China-Russia Military Relationship
The China-Russia Military Relationship
Assessing the evolving Sino-Russian alignment
Although China and Russia are not working towards becoming traditional allies, their alignment is strengthening China’s military position in Asia. A new theoretical and empirical framework helps understand the nature and purpose of the relationship between the two powers and its implications for U.S. strategy and planning.
Are China and Russia aligning militarily against the United States? Scholars and policymakers alike are becoming increasingly concerned that the nightmare of a China-Russia bloc will soon become a reality. U.S. allies in Europe and Asia echo the concern that the two countries are forming a countervailing coalition against the United States and its allies.
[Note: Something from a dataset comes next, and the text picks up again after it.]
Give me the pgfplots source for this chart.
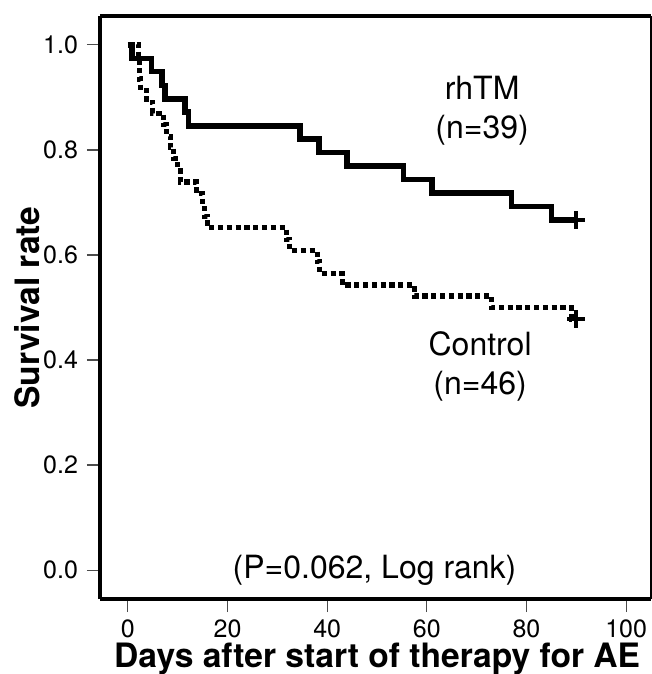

Yet, there is no consensus about whether the Sino-Russian relationship is indeed a cause for concern.
The most recent scholarship on the Sino-Russian alignment does not address China's balancing strategy because it largely focuses on secondary states' response to China's rise. In addition, most attempts to measure alignment use broad metrics based on the U.S. experience with its junior military partners, which may not apply to contemporary great power alignment.
The China-Russia Military Relationship project proposes a new framework for understanding the nature and purpose of the China- Russia strategic alignment. It outlines a new method for evaluating and weighing observations about security cooperation between great powers – one that is internally consistent and empirically valid. This line of research aims to provide a firm theoretical foundation for measuring alignment degree, scope, and impact, using metrics more appropriate to great powers. It then evaluates the China-Russia relationship within this framework.
Preliminary findings indicate that China is pursuing a limited subset of alignment activities with Russia that would impact U.S. military operations in critical contingencies and thus should not be discounted. This research has implications for Chinese foreign policy, regional security, alliance politics, and balancing theory.